%%
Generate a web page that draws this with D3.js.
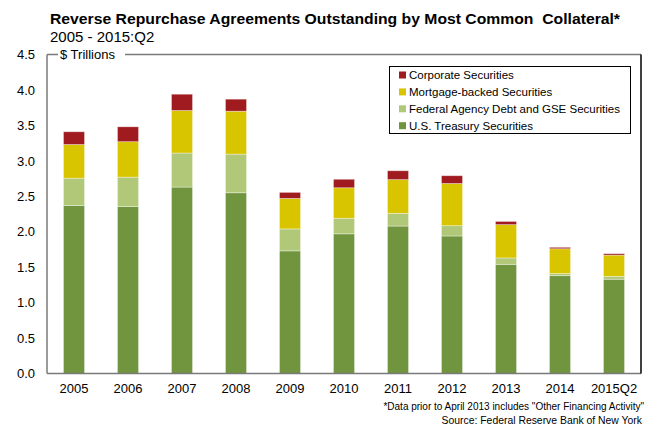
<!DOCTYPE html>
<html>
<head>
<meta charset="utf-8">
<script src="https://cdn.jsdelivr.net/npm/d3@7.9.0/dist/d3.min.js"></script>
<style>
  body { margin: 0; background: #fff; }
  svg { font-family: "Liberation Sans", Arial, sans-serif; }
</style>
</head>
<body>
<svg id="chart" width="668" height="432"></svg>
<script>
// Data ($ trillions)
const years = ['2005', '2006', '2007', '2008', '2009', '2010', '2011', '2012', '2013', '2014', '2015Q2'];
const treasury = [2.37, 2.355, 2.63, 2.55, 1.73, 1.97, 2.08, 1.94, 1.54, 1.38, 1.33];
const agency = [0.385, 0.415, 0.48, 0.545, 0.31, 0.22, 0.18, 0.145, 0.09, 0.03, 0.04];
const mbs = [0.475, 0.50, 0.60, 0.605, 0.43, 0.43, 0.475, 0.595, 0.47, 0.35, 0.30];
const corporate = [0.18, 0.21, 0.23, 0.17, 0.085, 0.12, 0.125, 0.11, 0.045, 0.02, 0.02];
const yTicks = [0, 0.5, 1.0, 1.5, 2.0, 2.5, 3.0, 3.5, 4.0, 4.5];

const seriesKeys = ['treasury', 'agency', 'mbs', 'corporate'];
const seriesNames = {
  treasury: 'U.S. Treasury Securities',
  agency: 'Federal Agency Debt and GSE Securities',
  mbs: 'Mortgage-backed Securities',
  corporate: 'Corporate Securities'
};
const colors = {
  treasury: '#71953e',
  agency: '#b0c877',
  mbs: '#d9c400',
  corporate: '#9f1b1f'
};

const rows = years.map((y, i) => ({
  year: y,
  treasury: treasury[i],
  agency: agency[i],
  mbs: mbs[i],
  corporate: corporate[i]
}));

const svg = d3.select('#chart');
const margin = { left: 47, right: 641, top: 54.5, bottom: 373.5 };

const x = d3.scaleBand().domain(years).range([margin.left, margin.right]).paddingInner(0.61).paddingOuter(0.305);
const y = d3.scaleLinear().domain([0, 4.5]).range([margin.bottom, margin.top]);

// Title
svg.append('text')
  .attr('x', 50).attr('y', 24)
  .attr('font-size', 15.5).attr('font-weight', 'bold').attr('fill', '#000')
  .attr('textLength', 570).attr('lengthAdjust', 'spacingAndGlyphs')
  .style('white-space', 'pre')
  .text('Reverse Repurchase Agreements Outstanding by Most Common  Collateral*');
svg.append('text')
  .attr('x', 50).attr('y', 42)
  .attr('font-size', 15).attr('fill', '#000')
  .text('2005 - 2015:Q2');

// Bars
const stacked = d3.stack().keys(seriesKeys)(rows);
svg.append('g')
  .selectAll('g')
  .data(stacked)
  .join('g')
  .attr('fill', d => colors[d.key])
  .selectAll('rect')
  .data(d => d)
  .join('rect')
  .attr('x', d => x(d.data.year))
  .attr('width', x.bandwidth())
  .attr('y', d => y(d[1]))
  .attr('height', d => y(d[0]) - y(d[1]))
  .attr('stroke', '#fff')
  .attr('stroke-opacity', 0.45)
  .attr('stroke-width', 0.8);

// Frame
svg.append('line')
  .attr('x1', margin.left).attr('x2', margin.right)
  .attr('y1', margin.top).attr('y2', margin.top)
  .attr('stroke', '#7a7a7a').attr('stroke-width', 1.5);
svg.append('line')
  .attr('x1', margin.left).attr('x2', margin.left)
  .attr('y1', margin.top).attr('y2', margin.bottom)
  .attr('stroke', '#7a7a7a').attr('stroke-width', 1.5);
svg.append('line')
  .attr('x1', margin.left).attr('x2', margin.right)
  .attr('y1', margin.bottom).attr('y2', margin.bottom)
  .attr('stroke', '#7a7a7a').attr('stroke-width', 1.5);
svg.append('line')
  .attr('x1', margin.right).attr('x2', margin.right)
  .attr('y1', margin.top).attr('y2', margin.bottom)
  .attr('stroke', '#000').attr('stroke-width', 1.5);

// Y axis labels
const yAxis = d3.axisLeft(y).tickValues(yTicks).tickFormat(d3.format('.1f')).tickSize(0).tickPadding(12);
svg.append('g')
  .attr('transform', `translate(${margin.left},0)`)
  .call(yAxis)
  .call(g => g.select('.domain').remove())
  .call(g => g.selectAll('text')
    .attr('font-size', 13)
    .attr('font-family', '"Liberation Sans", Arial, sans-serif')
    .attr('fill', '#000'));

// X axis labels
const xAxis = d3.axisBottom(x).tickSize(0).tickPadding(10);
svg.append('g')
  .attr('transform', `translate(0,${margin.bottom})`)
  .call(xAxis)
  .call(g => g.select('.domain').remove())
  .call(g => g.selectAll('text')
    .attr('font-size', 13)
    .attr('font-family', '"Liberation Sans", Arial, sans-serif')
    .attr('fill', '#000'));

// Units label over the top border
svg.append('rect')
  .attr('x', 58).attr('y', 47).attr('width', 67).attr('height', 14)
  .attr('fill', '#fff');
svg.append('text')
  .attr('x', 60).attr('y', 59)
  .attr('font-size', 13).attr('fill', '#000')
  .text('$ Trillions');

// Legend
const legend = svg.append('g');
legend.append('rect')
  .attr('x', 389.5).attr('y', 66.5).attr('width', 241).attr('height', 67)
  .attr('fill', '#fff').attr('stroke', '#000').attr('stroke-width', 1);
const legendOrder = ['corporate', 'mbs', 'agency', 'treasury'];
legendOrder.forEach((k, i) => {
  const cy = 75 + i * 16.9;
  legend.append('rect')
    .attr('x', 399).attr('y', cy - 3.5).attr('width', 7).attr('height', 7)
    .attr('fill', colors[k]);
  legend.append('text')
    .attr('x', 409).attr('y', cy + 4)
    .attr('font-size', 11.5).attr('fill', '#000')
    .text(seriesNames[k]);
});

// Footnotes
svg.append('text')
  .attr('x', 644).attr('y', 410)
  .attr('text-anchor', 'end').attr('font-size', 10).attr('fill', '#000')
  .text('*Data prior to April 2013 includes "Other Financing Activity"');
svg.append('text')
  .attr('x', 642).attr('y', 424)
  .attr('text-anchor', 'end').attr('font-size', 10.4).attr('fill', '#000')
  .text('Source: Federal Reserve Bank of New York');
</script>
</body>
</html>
%%
Give back the whole listing as it stands, minus its pictures.

CORRECT RESULT:
Generate a web page that draws this with D3.js.
<!DOCTYPE html>
<html>
<head>
<meta charset="utf-8">
<script src="https://cdn.jsdelivr.net/npm/d3@7.9.0/dist/d3.min.js"></script>
<style>
  body { margin: 0; background: #fff; }
  svg { font-family: "Liberation Sans", Arial, sans-serif; }
</style>
</head>
<body>
<svg id="chart" width="668" height="432"></svg>
<script>
// Data ($ trillions)
const years = ['2005', '2006', '2007', '2008', '2009', '2010', '2011', '2012', '2013', '2014', '2015Q2'];
const treasury = [2.37, 2.355, 2.63, 2.55, 1.73, 1.97, 2.08, 1.94, 1.54, 1.38, 1.33];
const agency = [0.385, 0.415, 0.48, 0.545, 0.31, 0.22, 0.18, 0.145, 0.09, 0.03, 0.04];
const mbs = [0.475, 0.50, 0.60, 0.605, 0.43, 0.43, 0.475, 0.595, 0.47, 0.35, 0.30];
const corporate = [0.18, 0.21, 0.23, 0.17, 0.085, 0.12, 0.125, 0.11, 0.045, 0.02, 0.02];
const yTicks = [0, 0.5, 1.0, 1.5, 2.0, 2.5, 3.0, 3.5, 4.0, 4.5];

const seriesKeys = ['treasury', 'agency', 'mbs', 'corporate'];
const seriesNames = {
  treasury: 'U.S. Treasury Securities',
  agency: 'Federal Agency Debt and GSE Securities',
  mbs: 'Mortgage-backed Securities',
  corporate: 'Corporate Securities'
};
const colors = {
  treasury: '#71953e',
  agency: '#b0c877',
  mbs: '#d9c400',
  corporate: '#9f1b1f'
};

const rows = years.map((y, i) => ({
  year: y,
  treasury: treasury[i],
  agency: agency[i],
  mbs: mbs[i],
  corporate: corporate[i]
}));

const svg = d3.select('#chart');
const margin = { left: 47, right: 641, top: 54.5, bottom: 373.5 };

const x = d3.scaleBand().domain(years).range([margin.left, margin.right]).paddingInner(0.61).paddingOuter(0.305);
const y = d3.scaleLinear().domain([0, 4.5]).range([margin.bottom, margin.top]);

// Title
svg.append('text')
  .attr('x', 50).attr('y', 24)
  .attr('font-size', 15.5).attr('font-weight', 'bold').attr('fill', '#000')
  .attr('textLength', 570).attr('lengthAdjust', 'spacingAndGlyphs')
  .style('white-space', 'pre')
  .text('Reverse Repurchase Agreements Outstanding by Most Common  Collateral*');
svg.append('text')
  .attr('x', 50).attr('y', 42)
  .attr('font-size', 15).attr('fill', '#000')
  .text('2005 - 2015:Q2');

// Bars
const stacked = d3.stack().keys(seriesKeys)(rows);
svg.append('g')
  .selectAll('g')
  .data(stacked)
  .join('g')
  .attr('fill', d => colors[d.key])
  .selectAll('rect')
  .data(d => d)
  .join('rect')
  .attr('x', d => x(d.data.year))
  .attr('width', x.bandwidth())
  .attr('y', d => y(d[1]))
  .attr('height', d => y(d[0]) - y(d[1]))
  .attr('stroke', '#fff')
  .attr('stroke-opacity', 0.45)
  .attr('stroke-width', 0.8);

// Frame
svg.append('line')
  .attr('x1', margin.left).attr('x2', margin.right)
  .attr('y1', margin.top).attr('y2', margin.top)
  .attr('stroke', '#7a7a7a').attr('stroke-width', 1.5);
svg.append('line')
  .attr('x1', margin.left).attr('x2', margin.left)
  .attr('y1', margin.top).attr('y2', margin.bottom)
  .attr('stroke', '#7a7a7a').attr('stroke-width', 1.5);
svg.append('line')
  .attr('x1', margin.left).attr('x2', margin.right)
  .attr('y1', margin.bottom).attr('y2', margin.bottom)
  .attr('stroke', '#7a7a7a').attr('stroke-width', 1.5);
svg.append('line')
  .attr('x1', margin.right).attr('x2', margin.right)
  .attr('y1', margin.top).attr('y2', margin.bottom)
  .attr('stroke', '#000').attr('stroke-width', 1.5);

// Y axis labels
const yAxis = d3.axisLeft(y).tickValues(yTicks).tickFormat(d3.format('.1f')).tickSize(0).tickPadding(12);
svg.append('g')
  .attr('transform', `translate(${margin.left},0)`)
  .call(yAxis)
  .call(g => g.select('.domain').remove())
  .call(g => g.selectAll('text')
    .attr('font-size', 13)
    .attr('font-family', '"Liberation Sans", Arial, sans-serif')
    .attr('fill', '#000'));

// X axis labels
const xAxis = d3.axisBottom(x).tickSize(0).tickPadding(10);
svg.append('g')
  .attr('transform', `translate(0,${margin.bottom})`)
  .call(xAxis)
  .call(g => g.select('.domain').remove())
  .call(g => g.selectAll('text')
    .attr('font-size', 13)
    .attr('font-family', '"Liberation Sans", Arial, sans-serif')
    .attr('fill', '#000'));

// Units label over the top border
svg.append('rect')
  .attr('x', 58).attr('y', 47).attr('width', 67).attr('height', 14)
  .attr('fill', '#fff');
svg.append('text')
  .attr('x', 60).attr('y', 59)
  .attr('font-size', 13).attr('fill', '#000')
  .text('$ Trillions');

// Legend
const legend = svg.append('g');
legend.append('rect')
  .attr('x', 389.5).attr('y', 66.5).attr('width', 241).attr('height', 67)
  .attr('fill', '#fff').attr('stroke', '#000').attr('stroke-width', 1);
const legendOrder = ['corporate', 'mbs', 'agency', 'treasury'];
legendOrder.forEach((k, i) => {
  const cy = 75 + i * 16.9;
  legend.append('rect')
    .attr('x', 399).attr('y', cy - 3.5).attr('width', 7).attr('height', 7)
    .attr('fill', colors[k]);
  legend.append('text')
    .attr('x', 409).attr('y', cy + 4)
    .attr('font-size', 11.5).attr('fill', '#000')
    .text(seriesNames[k]);
});

// Footnotes
svg.append('text')
  .attr('x', 644).attr('y', 410)
  .attr('text-anchor', 'end').attr('font-size', 10).attr('fill', '#000')
  .text('*Data prior to April 2013 includes "Other Financing Activity"');
svg.append('text')
  .attr('x', 642).attr('y', 424)
  .attr('text-anchor', 'end').attr('font-size', 10.4).attr('fill', '#000')
  .text('Source: Federal Reserve Bank of New York');
</script>
</body>
</html>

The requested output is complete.